I'm a PhD Candidate at Stanford studying computational biology. My thesis work in the Kundaje Lab has been developing ProCapNet, a deep learning model that predicts transcription initiation from DNA sequence alone. Interpreting ProCapNet provides insights into how the human genome encodes gene regulation, ultimately aiming to improve our understanding of genetic causes of disease.
I love teaching as much as I love science -- mostly CS109, Stanford's Intro to Probability course, where we build all the way up from fundamentals to the theory behind machine learning. I've also mentored several junior scientists (high school and undergrad) throughout my PhD.
Before Stanford, I worked with Dr. Shaun Mahony at Penn State University. We studied how well sequence models transfer across species, including how a simple domain adaptation strategy can reduce model mispredictions in transposable elements.
I graduated from Duke University with a Bachelor's in Computer Science and Minors in Statistics and Computational Biology, where I started my research career in the lab of Dr. Jeremy Kay, investigating isoform diversity in neuron cell-surface receptors. I also proudly served as drum major of the Duke University Marching Band.
In my free time, I volunteer at Pets In Need Palo Alto, rock climb, bake, and make music with the Stanford Laptop Orchestra.
Cochran, K., Yin, M., Mantripragada, A., Schreiber J., Marinov, G., Shah, S.R., Yu, H., Lis, J.T., & Kundaje, A. 2024. Dissecting the cis-regulatory syntax of transcription initiation with deep learning. bioRxiv. Under review.

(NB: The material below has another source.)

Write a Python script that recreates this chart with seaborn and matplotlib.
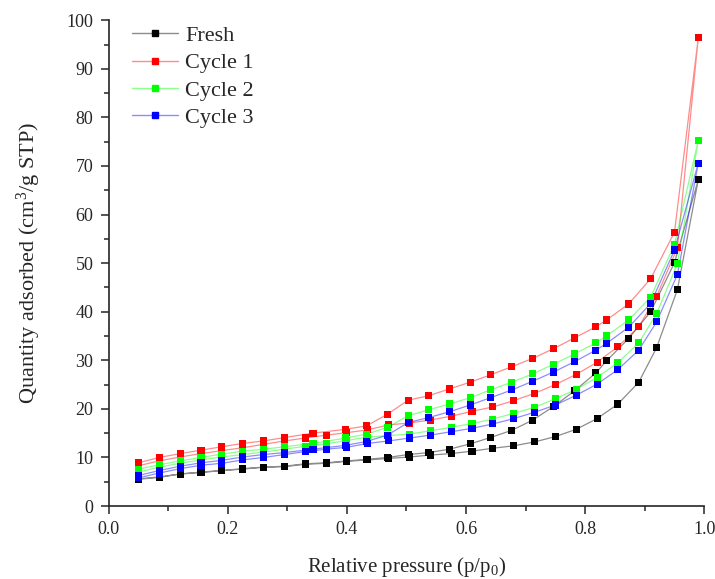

Cochran, K., Srivastava, D., Shrikumar, A., Balsubramani, A., Hardison, R.C., Kundaje, A., & Mahony, S. 2022. Domain-adaptive neural networks improve cross-species transcription factor binding prediction. Genome Research, 32: pp. 512-523.
Ray, T., Cochran, K., Kozlowski, C., Wang. J., Alexander, G., Cady, M.A., Spencer. W.J., Ruzycki, P.A., Clark, B.S., Laeremans, A., He, M-X., Wang, X., Park, E., Hao, Y., Iannaccone, A., Hu, G., Fedrigo, O., Skiba, N.P., Arshavsky, V.Y., & Kay, J.N. 2020. Comprehensive identification of mRNA isoforms reveals the diversity of neural cell-surface molecules with roles in retinal development and disease. Nature Communications, 11(1): pp. 1-20.